The reason? The Jewish Holy Day Yom Kippur begins on the evening of September 21 and a variety of groups considered this to be, in the words of Harvard Law professor Alan Dershowitz "insensitive to religious obligation."
As an Allston resident, it is fascinating to compare how Harvard describes this night game to two different audiences - the Allston audience in the TAB and the general public in the Globe.
To Allston: The game will be "fairly low key", not too many people will attend, and it won't be a big deal
To Everyone Else:
A momentous occasion! - September 21, 2007, will be an historic day
"We want as many people as possible to be able to come to the game," said Harvard's athletic director, Robert Scalise.
Harvard believed that the date, on a Friday night, would draw the most freshmen to its newly illuminated stadium.
So, which one is it?
An insignificant non-event with a few proud parents in the stands?

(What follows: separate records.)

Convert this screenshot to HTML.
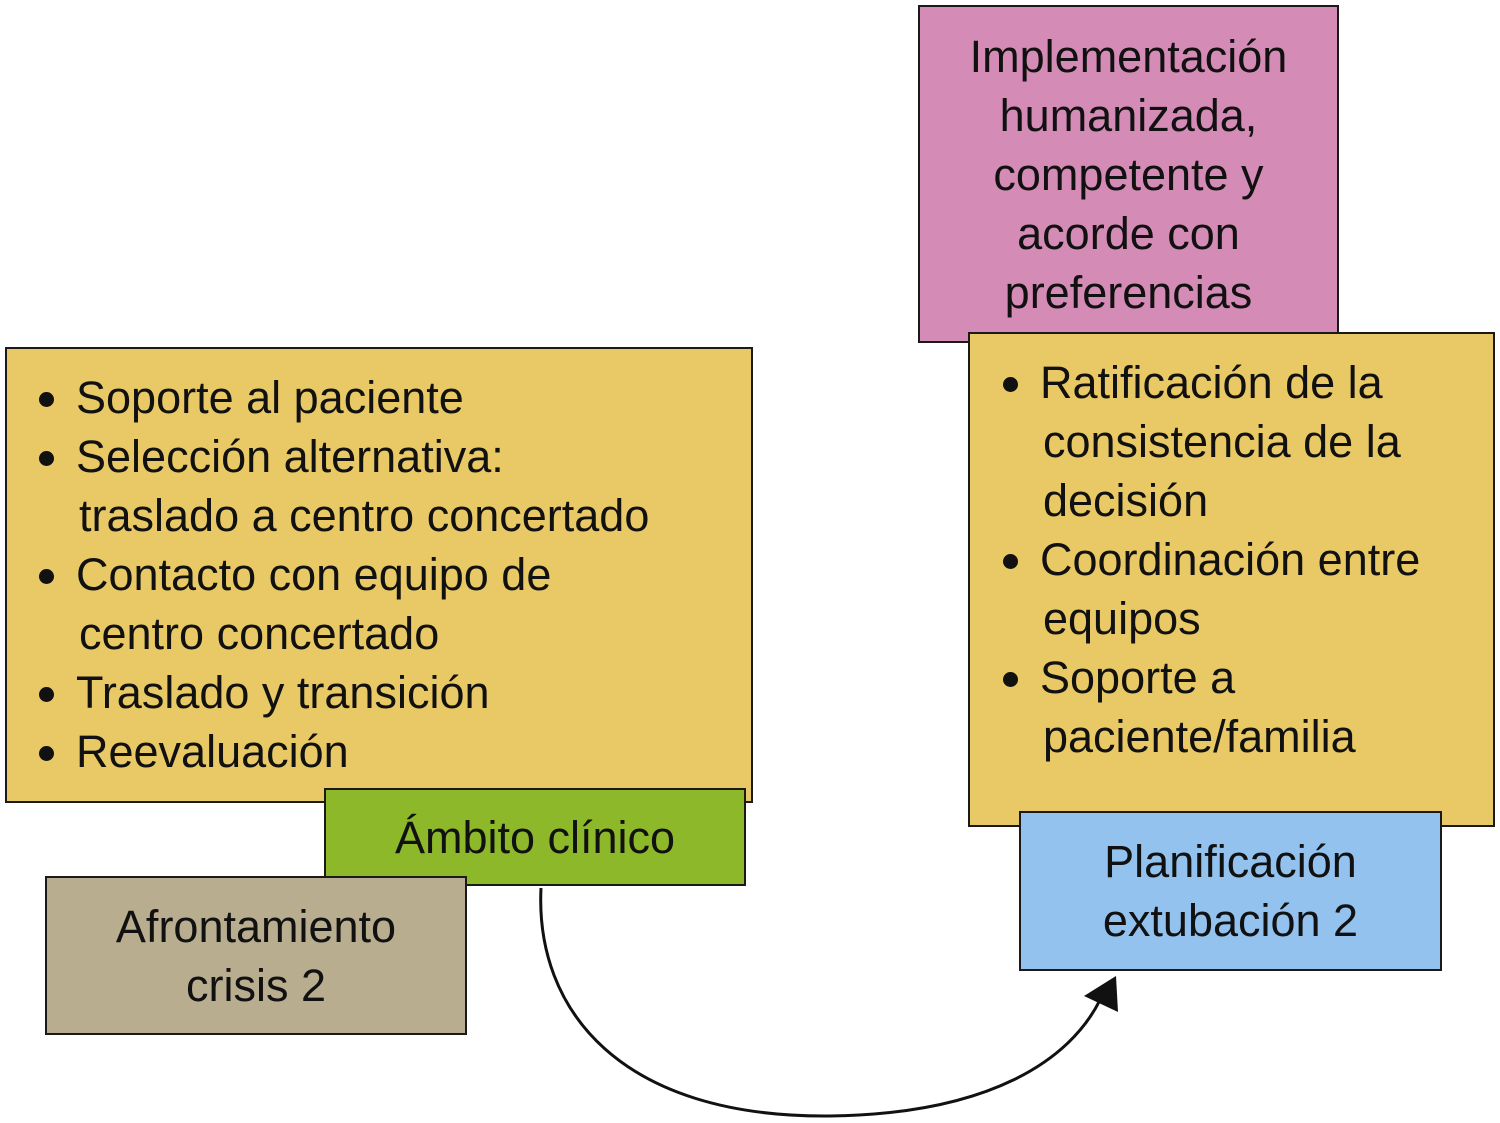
<!DOCTYPE html>
<html><head><meta charset="utf-8"><style>
body{margin:0;width:1500px;height:1123px;background:#fff;position:relative;font-family:"Liberation Sans",Arial,sans-serif;color:#111;overflow:hidden}
.b{position:absolute;box-sizing:border-box;border:2.5px solid #1a1a1a}
.c{display:flex;align-items:center;justify-content:center;text-align:center;font-size:45px;line-height:59px}
.l{position:absolute;font-size:45px;line-height:59px;white-space:nowrap}
.l div{position:relative;padding-left:37px}
.l div.bu::before{content:"";position:absolute;left:0;top:24px;width:15px;height:15px;border-radius:50%;background:#111}
.l div.in{padding-left:40px}
</style></head><body>
<div class="b c" style="left:918px;top:5px;width:421px;height:338px;background:#d48bb6">Implementación<br>humanizada,<br>competente y<br>acorde con<br>preferencias</div>
<div class="b" style="left:5px;top:347px;width:748px;height:456px;background:#e9c965"></div>
<div class="l" style="left:39px;top:368px">
<div class="bu">Soporte al paciente</div>
<div class="bu">Selección alternativa:</div>
<div class="in">traslado a centro concertado</div>
<div class="bu">Contacto con equipo de</div>
<div class="in">centro concertado</div>
<div class="bu">Traslado y transición</div>
<div class="bu">Reevaluación</div>
</div>
<div class="b" style="left:968px;top:332px;width:527px;height:495px;background:#e9c965"></div>
<div class="l" style="left:1003px;top:353px">
<div class="bu">Ratificación de la</div>
<div class="in">consistencia de la</div>
<div class="in">decisión</div>
<div class="bu">Coordinación entre</div>
<div class="in">equipos</div>
<div class="bu">Soporte a</div>
<div class="in">paciente/familia</div>
</div>
<div class="b c" style="left:324px;top:788px;width:422px;height:98px;background:#8db829">Ámbito clínico</div>
<div class="b c" style="left:45px;top:876px;width:422px;height:159px;background:#b8ad8f">Afrontamiento<br>crisis 2</div>
<div class="b c" style="left:1019px;top:811px;width:423px;height:160px;background:#93c2ef">Planificación<br>extubación 2</div>
<svg style="position:absolute;left:0;top:0" width="1500" height="1123">
<path d="M541,888 C535,1010 620,1118 830,1116 C990,1114 1070,1060 1100,1000" fill="none" stroke="#111" stroke-width="3"/>
<polygon points="1116,976 1118,1012 1084,996" fill="#111"/>
</svg>
</body></html>
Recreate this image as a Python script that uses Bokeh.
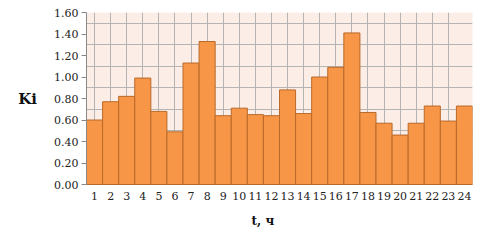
from bokeh.plotting import figure
from bokeh.models import FixedTicker, NumeralTickFormatter, Range1d, Title
from bokeh.embed import file_html
from bokeh.resources import INLINE

hours = [str(i) for i in range(1, 25)]
ki = [0.60, 0.77, 0.82, 0.99, 0.68, 0.49, 1.13, 1.33, 0.64, 0.71, 0.65, 0.64,
      0.88, 0.66, 1.00, 1.09, 1.41, 0.67, 0.57, 0.46, 0.57, 0.73, 0.59, 0.73]
y_ticks = [0.0, 0.2, 0.4, 0.6, 0.8, 1.0, 1.2, 1.4, 1.6]
grid_lines = [0.1, 0.3, 0.5, 0.7, 0.9, 1.1, 1.3, 1.5]

FONT = "DejaVu Serif"

p = figure(width=481, height=247, x_range=hours, y_range=Range1d(0, 1.6),
           output_backend="svg", toolbar_location=None,
           min_border_left=86, min_border_right=9, min_border_top=12, min_border_bottom=63)
p.x_range.range_padding = 0
p.background_fill_color = "#FCEEE7"
p.border_fill_color = "white"
p.outline_line_color = None

p.vbar(x=hours, top=ki, width=1.0, bottom=0, fill_color="#F79646",
       line_color="#B9692A", line_width=1)

p.ygrid.ticker = FixedTicker(ticks=grid_lines)
p.grid.grid_line_color = "#B4B4B4"
p.grid.grid_line_width = 1

yax = p.yaxis[0]
yax.ticker = FixedTicker(ticks=y_ticks)
yax.formatter = NumeralTickFormatter(format="0.00")
yax.major_label_text_font = FONT
yax.major_label_text_font_size = "11px"
yax.major_label_text_color = "#222222"
yax.axis_line_color = "#888888"
yax.major_tick_line_color = "#888888"
yax.major_tick_out = 5
yax.major_tick_in = 0
yax.minor_tick_line_color = None
yax.major_label_standoff = 3
yax.axis_label = "Ki"
yax.axis_label_orientation = "horizontal"
yax.axis_label_text_font = FONT
yax.axis_label_text_font_style = "bold"
yax.axis_label_text_font_size = "15px"
yax.axis_label_text_color = "#111111"
yax.axis_label_standoff = 14

xax = p.xaxis[0]
xax.major_label_text_font = FONT
xax.major_label_text_font_size = "11px"
xax.major_label_text_color = "#222222"
xax.axis_line_color = "#B9692A"
xax.major_tick_line_color = None
xax.major_tick_out = 0
xax.major_tick_in = 0
xax.major_label_standoff = 7

p.add_layout(Title(text="t, ч", align="left", offset=165, standoff=18,
                   text_font=FONT, text_font_style="bold", text_font_size="12px",
                   text_color="#111111"), "below")

open("out.html", "w").write(file_html(p, INLINE))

Or is it a major event scheduled to attract as many people as possible, especially a bunch of 18 year olds who may know who Harvard's starting running back is but who will certainly know which tailgates have full kegs and plenty of Jack Daniels?
(And the person who called Harvard's athletic dept to complain about the electricity needed to power the lights also has a good point. It is great that Harvard wants to build a "green" and energy-efficient Science Complex in Allston, but what is the point if just a 1/4 mile away Harvard will needlessly use gobs of electricity to play football at night?)